I'll take the bait.....

--Those of you who rode this out on your boats understand maybe what I am saying. This is not meant as disrespect or any slight to others how they handled this storm ( someone on SN will inevitably twist my meaning or words) --

As in real seamen ride out the storm, lesser seamen seek safety of a shore house? But then, some people think it's nuts to stay on the boat to adjust the lines, or to just get the experience, in a hurricane (or bad tropical storm).

Then there are these two statements:

---In my early 20s I had the fortunate experience to cross the Atlantic twice on large Baltics. One was uneventfull. One was in a storm similar with 40 ft waves and 65 plus winds. This before GPS and weather fax. I was very frightened and though I was a goner. It was a very sobering experience which has affected me through my life concerning safety on my boat for sure. I was very young then and thought I was indestructible.

----In spite of sailing for 40 years I feel I m always learning and learning about myself, you are the sum total of your experiences after all. I will look at my boat differently, look at storms with new experience of touching them, and FEELING the power of the weather.
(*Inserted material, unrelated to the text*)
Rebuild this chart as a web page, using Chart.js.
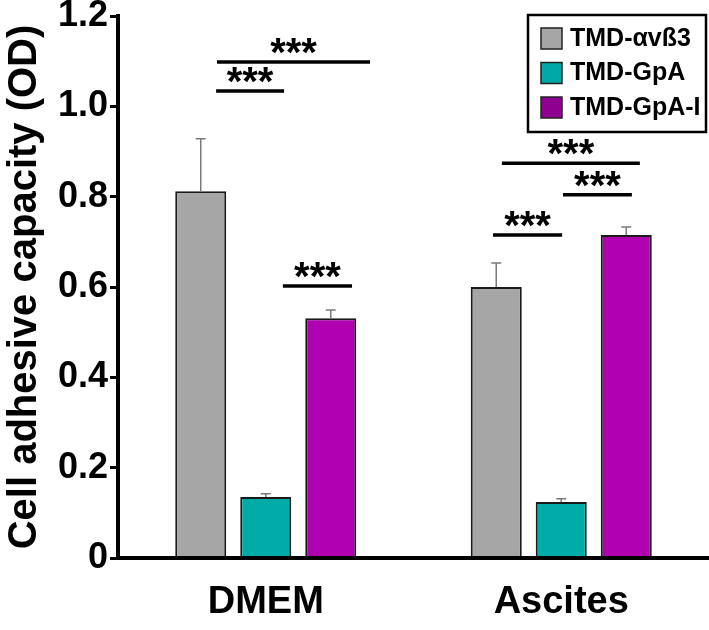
<!DOCTYPE html>
<html>
<head>
<meta charset="utf-8">
<script src="https://cdn.jsdelivr.net/npm/chart.js@4/dist/chart.umd.min.js"></script>
<style>
  html, body { margin: 0; padding: 0; background: #fff; }
  #wrap { width: 709px; height: 630px; }
</style>
</head>
<body>
<div id="wrap"><canvas id="barChart"></canvas></div>
<script>
// Data
var categories = ['DMEM', 'Ascites'];
var seriesNames = ['TMD-\u03b1v\u00df3', 'TMD-GpA', 'TMD-GpA-I'];
var avb3Values = [0.812, 0.600];
var gpaValues = [0.135, 0.124];
var gpaIValues = [0.531, 0.715];
var avb3Err = [0.116, 0.053];
var gpaErr = [0.007, 0.007];
var gpaIErr = [0.018, 0.018];
var yTickLabels = ['0', '0.2', '0.4', '0.6', '0.8', '1.0', '1.2'];
// significance brackets: [from (category units), to, y value, text]
var sigBrackets = [
    [-0.165, 0.353, 1.098, '***'],
    [-0.168, 0.062, 1.034, '***'],
    [0.058, 0.292, 0.602, '***'],
    [0.799, 1.266, 0.874, '***'],
    [1.006, 1.239, 0.804, '***'],
    [0.769, 1.003, 0.715, '***']
];

var colors = ['#a6a6a6', '#00aca8', '#b000b0'];
var legendColors = ['#a6a6a6', '#00a8a6', '#900090'];
var FONT = 'Arial, "Liberation Sans", sans-serif';

// error bars drawn on top of the bars
var errorBarPlugin = {
    id: 'errorBars',
    afterDatasetsDraw: function (chart) {
        var ctx = chart.ctx;
        var yScale = chart.scales.y;
        var errs = [avb3Err, gpaErr, gpaIErr];
        ctx.save();
        ctx.strokeStyle = '#7a7a7a';
        ctx.lineWidth = 1.5;
        chart.data.datasets.forEach(function (ds, i) {
            var meta = chart.getDatasetMeta(i);
            meta.data.forEach(function (bar, j) {
                var top = yScale.getPixelForValue(ds.data[j] + errs[i][j]);
                ctx.beginPath();
                ctx.moveTo(bar.x, bar.y);
                ctx.lineTo(bar.x, top);
                ctx.moveTo(bar.x - 5, top);
                ctx.lineTo(bar.x + 5, top);
                ctx.stroke();
            });
        });
        ctx.restore();
    }
};

// significance lines with stars
var sigPlugin = {
    id: 'sigLines',
    afterDraw: function (chart) {
        var ctx = chart.ctx;
        var xs = chart.scales.x, ys = chart.scales.y;
        ctx.save();
        ctx.strokeStyle = '#000';
        ctx.fillStyle = '#000';
        ctx.lineWidth = 3.5;
        ctx.font = 'bold 40px ' + FONT;
        ctx.textAlign = 'center';
        ctx.textBaseline = 'alphabetic';
        sigBrackets.forEach(function (b) {
            var x1 = xs.getPixelForValue(b[0]);
            var x2 = xs.getPixelForValue(b[1]);
            var y = ys.getPixelForValue(b[2]);
            ctx.beginPath();
            ctx.moveTo(x1, y);
            ctx.lineTo(x2, y);
            ctx.stroke();
            ctx.fillText(b[3], (x1 + x2) / 2, y + 4);
        });
        ctx.restore();
    }
};

// boxed legend top right
var boxLegendPlugin = {
    id: 'boxLegend',
    afterDraw: function (chart) {
        var ctx = chart.ctx;
        var left = 528, top = 15, w = 178, h = 117;
        ctx.save();
        ctx.lineWidth = 2.5;
        ctx.strokeStyle = '#000';
        ctx.fillStyle = '#fff';
        ctx.fillRect(left, top, w, h);
        ctx.strokeRect(left, top, w, h);
        ctx.font = 'bold 25px ' + FONT;
        ctx.textBaseline = 'middle';
        ctx.textAlign = 'left';
        chart.data.datasets.forEach(function (ds, i) {
            var sy = top + 13 + i * 34.5;
            ctx.fillStyle = legendColors[i];
            ctx.fillRect(left + 13, sy, 21, 21);
            ctx.lineWidth = 1.5;
            ctx.strokeStyle = '#222';
            ctx.strokeRect(left + 13, sy, 21, 21);
            ctx.fillStyle = '#000';
            ctx.fillText(ds.label, left + 42, sy + 11);
        });
        ctx.restore();
    }
};

var ctx = document.getElementById('barChart').getContext('2d');
var myChart = new Chart(ctx, {
    type: 'bar',
    data: {
        labels: categories,
        datasets: [{
            label: seriesNames[0],
            data: avb3Values,
            backgroundColor: colors[0]
        }, {
            label: seriesNames[1],
            data: gpaValues,
            backgroundColor: colors[1]
        }, {
            label: seriesNames[2],
            data: gpaIValues,
            backgroundColor: colors[2]
        }]
    },
    options: {
        responsive: true,
        maintainAspectRatio: false,
        animation: false,
        devicePixelRatio: 1,
        layout: { padding: { top: 16, right: 0, left: 0, bottom: 0 } },
        datasets: {
            bar: {
                categoryPercentage: 0.66,
                barPercentage: 0.785,
                borderColor: '#1a1a1a',
                borderWidth: 2
            }
        },
        plugins: {
            legend: { display: false },
            tooltip: { enabled: false }
        },
        scales: {
            x: {
                grid: { display: false, drawTicks: false },
                border: { display: true, color: '#000', width: 4, z: 1 },
                ticks: {
                    color: '#000',
                    padding: 22,
                    font: { family: FONT, size: 38, weight: 'bold' }
                },
                afterFit: function (scale) { scale.height = 72; }
            },
            y: {
                min: 0,
                max: 1.2,
                grid: { display: true, drawOnChartArea: false, drawTicks: true, tickLength: 8, lineWidth: 3, color: '#000' },
                border: { display: true, color: '#000', width: 4, z: 1 },
                ticks: {
                    stepSize: 0.2,
                    color: '#000',
                    padding: 2,
                    font: { family: FONT, size: 36, weight: 'bold', lineHeight: 1 },
                    callback: function (v, i) { return yTickLabels[i]; }
                },
                title: {
                    display: true,
                    text: 'Cell adhesive capacity (OD)',
                    color: '#000',
                    padding: { top: 1, bottom: 0 },
                    font: { family: FONT, size: 40, weight: 'bold', lineHeight: 1.2 }
                },
                afterFit: function (scale) {
                    scale.width = 118;
                    scale.paddingTop = 0;
                    scale.paddingBottom = 0;
                }
            }
        }
    },
    plugins: [errorBarPlugin, sigPlugin, boxLegendPlugin]
});
</script>
</body>
</html>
In the first case, it seems you had already experience the power of weather, but in second case, it sounded like a new experience?

And....

----There is no way to understand what it's like sitting behind the computer protected. (Not meant as a dig, just saying)

It sure sounds like a dig, just saying.

Glad that you came out well, I hope the same for all the other boaters, and for those people behind computers on shore as well.